Hearing the call of God requires us to read the Bible sensitively, not just as text but as trajectory. It requires us also to pay attention to what we discover in our life together, the life of the Spirit. It requires us to lean into God’s future. When, in the gospel of John, Jesus says, “If you love me, you will keep my word [lógos],” it’s this, I think, that he has in mind.

We will sometimes get this wrong. We will think something to be God’s future when in fact it is not of God at all. In listening for the call of God, we risk hearing not the voice of God but our own voices. We should, therefore, be cautious about what we conclude, ready to confess mistakes. But what we cannot do is simply stay put. This is the point of Jesus’s parable of the talents. Unless we risk investing in God’s future, we will not get God at all. 
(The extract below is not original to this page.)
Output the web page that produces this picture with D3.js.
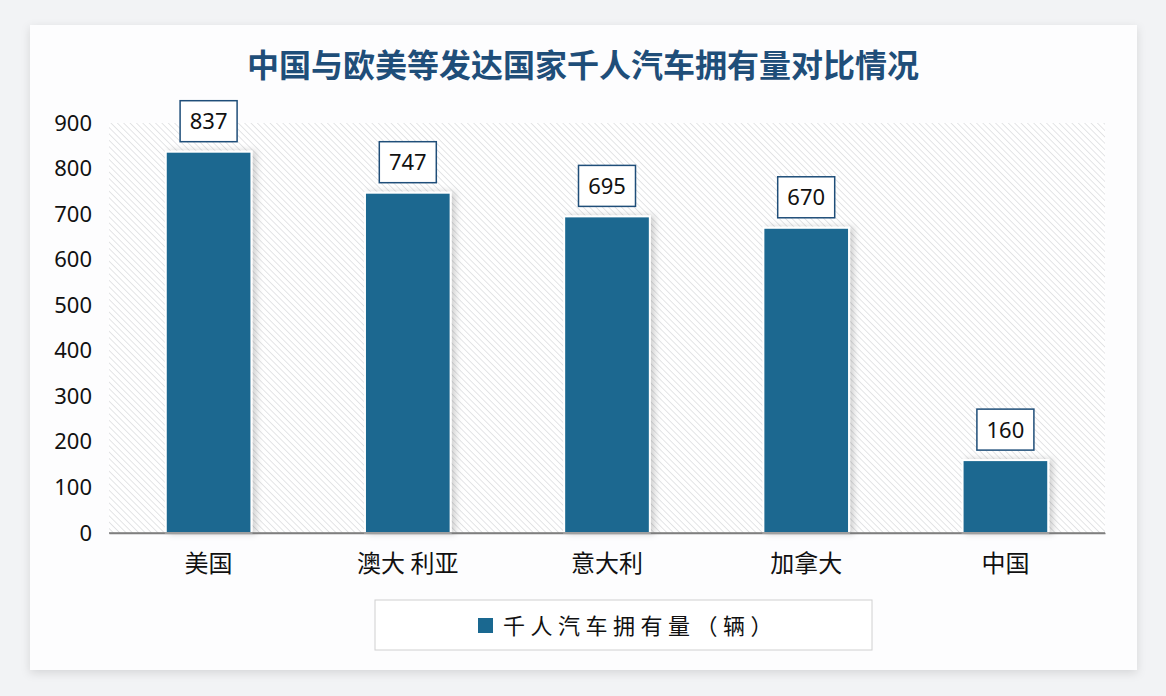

As I write this, Russia has invaded Ukraine. On our screens we see hollowed-out buildings and hollow-eyed victims of war. It seems to me, perhaps it seems to all of us, a throw-back, something from another age. It’s not. We too have gone to war, and not long ago. But we see in this war, as perhaps we have not before seen, the senselessness and brutality of war. We see this more clearly in this war because it’s not our war and because the Ukrainians look so much like us, at least, like many of us. Their culture seems like our culture. Their lives seem like our lives. We cannot help but think, this could be happening to us. 

Not all our outrage is noble, but one hopes that in seeing the brutality of war, we may see that war is always so. Seeing this may drive us back to our Bibles, and when read them again for what they say about kindness to strangers, about the coming kingdom, about love for enemies, about grace, about peace, we will discover that all this time we have been wrong about war. We have been wrong about weapons. We have been wrong about violence. And we will learn little by little to embrace new ways. In this way, we are drawn into God’s future. And being so drawn, we come closer to that creation that God has always had in mind.

Does the Bible lean left? I don’t know. But I do know the Bible calls us into a future glory we can scarcely imagine.

Clay


5 responses to “TEXT AND TRAJECTORY: DOES THE BIBLE LEAN LEFT?”

  1. My guess this is toooooo radical for most ‘religious’ people. But I think it is soooooo correct!

  2. Spot on! Thanks for posting. I look forward to your posts and find them stimulating and refreshing.